Korea tightened up at the start of the fourth set. Kim Yeon-Koung landed some good spikes and one brilliant serve as the Koreans took a one-point lead at the first TTO. A couple of good spikes each by Kim Se-Young and Kim Yeon-Koung saw Korea's lead improve to 14-9 and they were four points ahead at the second TTO. But two good blocks by Makhno saw Korea's lead reduced to one point and Kim brought his players off for a talk, before Makhno levelled the scores at 17. Korea then got sloppy and at 18-20, Kim called another timeout, but the teams were level again two points later when Bae Yoo-Na delivered an unreturnable serve. Good crosscourt spikes by Kim Hye-Jin and Kim Yeon-Koung gave Korea a two-point advantage at 23-21 before Russia levelled again. Kim Yeon-Koung then thundered down a spike for setpoint and a soft shot by Bae sent the match into a tiebreaker set.
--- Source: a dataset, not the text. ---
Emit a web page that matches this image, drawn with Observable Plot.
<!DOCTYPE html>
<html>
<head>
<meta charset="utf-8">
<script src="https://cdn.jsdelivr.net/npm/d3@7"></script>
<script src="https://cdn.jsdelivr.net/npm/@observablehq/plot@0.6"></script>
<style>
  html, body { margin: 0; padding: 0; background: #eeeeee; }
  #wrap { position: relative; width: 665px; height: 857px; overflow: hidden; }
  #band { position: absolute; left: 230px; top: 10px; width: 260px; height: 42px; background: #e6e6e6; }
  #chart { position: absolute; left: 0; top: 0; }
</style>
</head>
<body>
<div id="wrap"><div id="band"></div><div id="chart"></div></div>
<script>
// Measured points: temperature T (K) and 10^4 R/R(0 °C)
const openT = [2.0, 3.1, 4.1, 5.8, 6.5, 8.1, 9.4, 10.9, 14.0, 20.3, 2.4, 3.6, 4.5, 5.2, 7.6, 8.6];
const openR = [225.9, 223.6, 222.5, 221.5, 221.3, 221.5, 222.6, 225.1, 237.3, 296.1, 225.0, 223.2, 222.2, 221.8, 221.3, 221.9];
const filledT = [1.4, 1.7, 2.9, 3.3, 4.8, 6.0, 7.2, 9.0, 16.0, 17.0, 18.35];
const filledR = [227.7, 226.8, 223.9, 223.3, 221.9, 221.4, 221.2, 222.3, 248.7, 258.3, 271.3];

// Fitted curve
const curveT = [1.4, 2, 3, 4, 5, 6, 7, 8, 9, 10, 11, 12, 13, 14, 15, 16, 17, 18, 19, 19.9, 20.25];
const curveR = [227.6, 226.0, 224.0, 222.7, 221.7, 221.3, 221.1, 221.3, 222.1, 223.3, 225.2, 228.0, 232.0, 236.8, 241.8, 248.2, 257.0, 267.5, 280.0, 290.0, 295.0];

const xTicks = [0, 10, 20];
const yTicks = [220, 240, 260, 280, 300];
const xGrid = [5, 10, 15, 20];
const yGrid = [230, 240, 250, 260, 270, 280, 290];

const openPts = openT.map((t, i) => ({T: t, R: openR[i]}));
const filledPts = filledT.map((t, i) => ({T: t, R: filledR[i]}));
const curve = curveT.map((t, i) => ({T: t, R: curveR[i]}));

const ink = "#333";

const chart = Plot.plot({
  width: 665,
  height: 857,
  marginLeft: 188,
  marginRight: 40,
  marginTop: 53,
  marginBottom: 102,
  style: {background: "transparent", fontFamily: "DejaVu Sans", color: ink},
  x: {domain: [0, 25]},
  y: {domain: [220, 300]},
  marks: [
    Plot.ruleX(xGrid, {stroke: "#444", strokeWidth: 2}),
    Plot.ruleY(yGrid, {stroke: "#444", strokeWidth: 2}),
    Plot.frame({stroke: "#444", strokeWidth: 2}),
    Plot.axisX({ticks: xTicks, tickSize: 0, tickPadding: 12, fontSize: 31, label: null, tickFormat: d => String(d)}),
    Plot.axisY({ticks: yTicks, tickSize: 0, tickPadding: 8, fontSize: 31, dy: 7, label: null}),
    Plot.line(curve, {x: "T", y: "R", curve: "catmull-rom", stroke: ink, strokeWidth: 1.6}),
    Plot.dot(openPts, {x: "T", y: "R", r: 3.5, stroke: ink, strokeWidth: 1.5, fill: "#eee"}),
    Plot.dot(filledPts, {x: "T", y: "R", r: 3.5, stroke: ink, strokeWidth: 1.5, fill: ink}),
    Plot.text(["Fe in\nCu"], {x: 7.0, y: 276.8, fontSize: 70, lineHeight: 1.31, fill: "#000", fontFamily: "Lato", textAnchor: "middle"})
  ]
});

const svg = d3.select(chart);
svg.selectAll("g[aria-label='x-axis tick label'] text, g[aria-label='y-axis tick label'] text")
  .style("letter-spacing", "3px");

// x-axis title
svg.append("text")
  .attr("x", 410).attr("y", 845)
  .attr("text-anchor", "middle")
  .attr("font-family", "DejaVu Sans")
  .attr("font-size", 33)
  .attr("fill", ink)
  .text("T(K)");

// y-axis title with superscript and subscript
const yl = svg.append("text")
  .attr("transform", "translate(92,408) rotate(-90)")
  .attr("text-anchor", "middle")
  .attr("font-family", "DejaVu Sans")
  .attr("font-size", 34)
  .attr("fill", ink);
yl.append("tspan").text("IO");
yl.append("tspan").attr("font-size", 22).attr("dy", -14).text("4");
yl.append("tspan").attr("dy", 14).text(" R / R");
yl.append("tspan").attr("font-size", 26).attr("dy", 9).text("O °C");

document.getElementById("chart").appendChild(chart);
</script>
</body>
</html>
Five of Korea's first seven points in the fifth set were from Russian errors – the other two coming from big hits by Kim Keon-Young – and they were five points clear at 9-4 after Kim Se-Young made a great block on Makhno. After Kim Se-Young came up with another great block – on the 202-cm Gamova – Kuzyutkin called a timeout with Korea ahead 12-7. At this point Russia couldn't do anything right and a wide shot by Merkulova handed Korea six matchpoints. Russia saved three but then committed a net error and Korea had a historic win under their belt.